● TO DO: Provide an exact copy of the data, excluding the images.

* begin *

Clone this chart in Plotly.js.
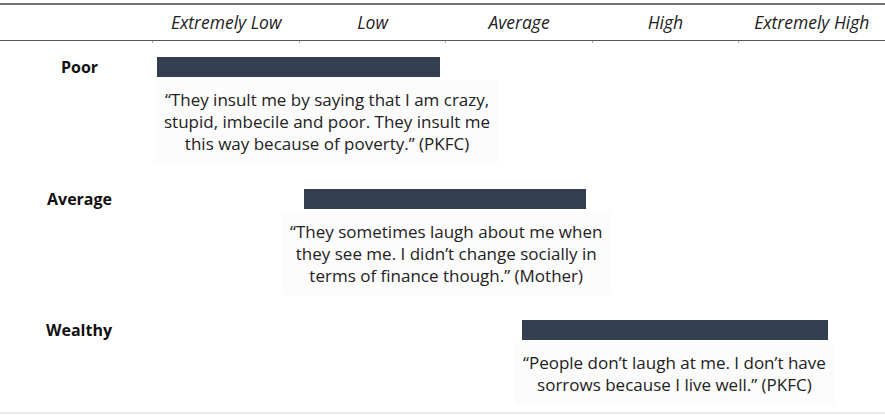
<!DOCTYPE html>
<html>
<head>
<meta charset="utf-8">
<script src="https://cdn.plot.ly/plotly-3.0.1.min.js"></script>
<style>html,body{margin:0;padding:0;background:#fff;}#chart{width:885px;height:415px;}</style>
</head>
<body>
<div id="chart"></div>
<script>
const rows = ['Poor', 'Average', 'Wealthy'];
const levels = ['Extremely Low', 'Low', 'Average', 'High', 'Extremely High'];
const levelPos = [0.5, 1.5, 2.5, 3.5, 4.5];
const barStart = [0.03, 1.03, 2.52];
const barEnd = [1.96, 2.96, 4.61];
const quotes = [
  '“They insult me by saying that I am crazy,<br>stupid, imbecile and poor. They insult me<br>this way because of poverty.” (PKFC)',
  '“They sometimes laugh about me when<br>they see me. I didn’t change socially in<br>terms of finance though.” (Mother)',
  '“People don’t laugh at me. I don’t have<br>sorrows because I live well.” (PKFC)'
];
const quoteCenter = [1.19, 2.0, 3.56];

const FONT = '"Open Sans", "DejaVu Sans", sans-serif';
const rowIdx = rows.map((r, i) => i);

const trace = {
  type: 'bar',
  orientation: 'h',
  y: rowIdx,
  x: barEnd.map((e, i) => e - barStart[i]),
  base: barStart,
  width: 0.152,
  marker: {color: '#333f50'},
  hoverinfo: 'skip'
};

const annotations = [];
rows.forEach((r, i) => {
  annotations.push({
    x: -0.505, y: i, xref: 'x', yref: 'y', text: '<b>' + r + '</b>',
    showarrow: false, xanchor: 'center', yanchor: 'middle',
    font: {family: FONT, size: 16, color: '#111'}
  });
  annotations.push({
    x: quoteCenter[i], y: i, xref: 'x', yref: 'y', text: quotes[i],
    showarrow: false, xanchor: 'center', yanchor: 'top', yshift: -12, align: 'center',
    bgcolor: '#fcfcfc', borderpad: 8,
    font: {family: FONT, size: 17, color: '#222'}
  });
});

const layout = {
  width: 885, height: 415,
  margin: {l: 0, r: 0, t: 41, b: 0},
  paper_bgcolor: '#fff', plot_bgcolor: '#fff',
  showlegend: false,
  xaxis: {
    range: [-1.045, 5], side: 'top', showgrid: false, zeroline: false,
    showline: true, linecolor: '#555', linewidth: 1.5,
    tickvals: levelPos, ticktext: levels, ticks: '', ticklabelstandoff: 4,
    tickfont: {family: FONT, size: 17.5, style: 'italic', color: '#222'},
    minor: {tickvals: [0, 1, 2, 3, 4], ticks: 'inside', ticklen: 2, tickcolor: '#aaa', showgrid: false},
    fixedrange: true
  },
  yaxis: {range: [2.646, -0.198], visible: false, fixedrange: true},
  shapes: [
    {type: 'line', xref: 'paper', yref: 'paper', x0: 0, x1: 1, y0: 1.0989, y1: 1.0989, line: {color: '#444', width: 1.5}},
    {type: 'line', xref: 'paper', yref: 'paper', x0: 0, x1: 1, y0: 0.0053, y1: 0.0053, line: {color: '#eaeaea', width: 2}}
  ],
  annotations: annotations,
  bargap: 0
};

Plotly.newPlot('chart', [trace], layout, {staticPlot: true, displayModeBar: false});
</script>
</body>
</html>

* end *

● PROBLEM SOLUTION:
Clone this chart in Plotly.js.
<!DOCTYPE html>
<html>
<head>
<meta charset="utf-8">
<script src="https://cdn.plot.ly/plotly-3.0.1.min.js"></script>
<style>html,body{margin:0;padding:0;background:#fff;}#chart{width:885px;height:415px;}</style>
</head>
<body>
<div id="chart"></div>
<script>
const rows = ['Poor', 'Average', 'Wealthy'];
const levels = ['Extremely Low', 'Low', 'Average', 'High', 'Extremely High'];
const levelPos = [0.5, 1.5, 2.5, 3.5, 4.5];
const barStart = [0.03, 1.03, 2.52];
const barEnd = [1.96, 2.96, 4.61];
const quotes = [
  '“They insult me by saying that I am crazy,<br>stupid, imbecile and poor. They insult me<br>this way because of poverty.” (PKFC)',
  '“They sometimes laugh about me when<br>they see me. I didn’t change socially in<br>terms of finance though.” (Mother)',
  '“People don’t laugh at me. I don’t have<br>sorrows because I live well.” (PKFC)'
];
const quoteCenter = [1.19, 2.0, 3.56];

const FONT = '"Open Sans", "DejaVu Sans", sans-serif';
const rowIdx = rows.map((r, i) => i);

const trace = {
  type: 'bar',
  orientation: 'h',
  y: rowIdx,
  x: barEnd.map((e, i) => e - barStart[i]),
  base: barStart,
  width: 0.152,
  marker: {color: '#333f50'},
  hoverinfo: 'skip'
};

const annotations = [];
rows.forEach((r, i) => {
  annotations.push({
    x: -0.505, y: i, xref: 'x', yref: 'y', text: '<b>' + r + '</b>',
    showarrow: false, xanchor: 'center', yanchor: 'middle',
    font: {family: FONT, size: 16, color: '#111'}
  });
  annotations.push({
    x: quoteCenter[i], y: i, xref: 'x', yref: 'y', text: quotes[i],
    showarrow: false, xanchor: 'center', yanchor: 'top', yshift: -12, align: 'center',
    bgcolor: '#fcfcfc', borderpad: 8,
    font: {family: FONT, size: 17, color: '#222'}
  });
});

const layout = {
  width: 885, height: 415,
  margin: {l: 0, r: 0, t: 41, b: 0},
  paper_bgcolor: '#fff', plot_bgcolor: '#fff',
  showlegend: false,
  xaxis: {
    range: [-1.045, 5], side: 'top', showgrid: false, zeroline: false,
    showline: true, linecolor: '#555', linewidth: 1.5,
    tickvals: levelPos, ticktext: levels, ticks: '', ticklabelstandoff: 4,
    tickfont: {family: FONT, size: 17.5, style: 'italic', color: '#222'},
    minor: {tickvals: [0, 1, 2, 3, 4], ticks: 'inside', ticklen: 2, tickcolor: '#aaa', showgrid: false},
    fixedrange: true
  },
  yaxis: {range: [2.646, -0.198], visible: false, fixedrange: true},
  shapes: [
    {type: 'line', xref: 'paper', yref: 'paper', x0: 0, x1: 1, y0: 1.0989, y1: 1.0989, line: {color: '#444', width: 1.5}},
    {type: 'line', xref: 'paper', yref: 'paper', x0: 0, x1: 1, y0: 0.0053, y1: 0.0053, line: {color: '#eaeaea', width: 2}}
  ],
  annotations: annotations,
  bargap: 0
};

Plotly.newPlot('chart', [trace], layout, {staticPlot: true, displayModeBar: false});
</script>
</body>
</html>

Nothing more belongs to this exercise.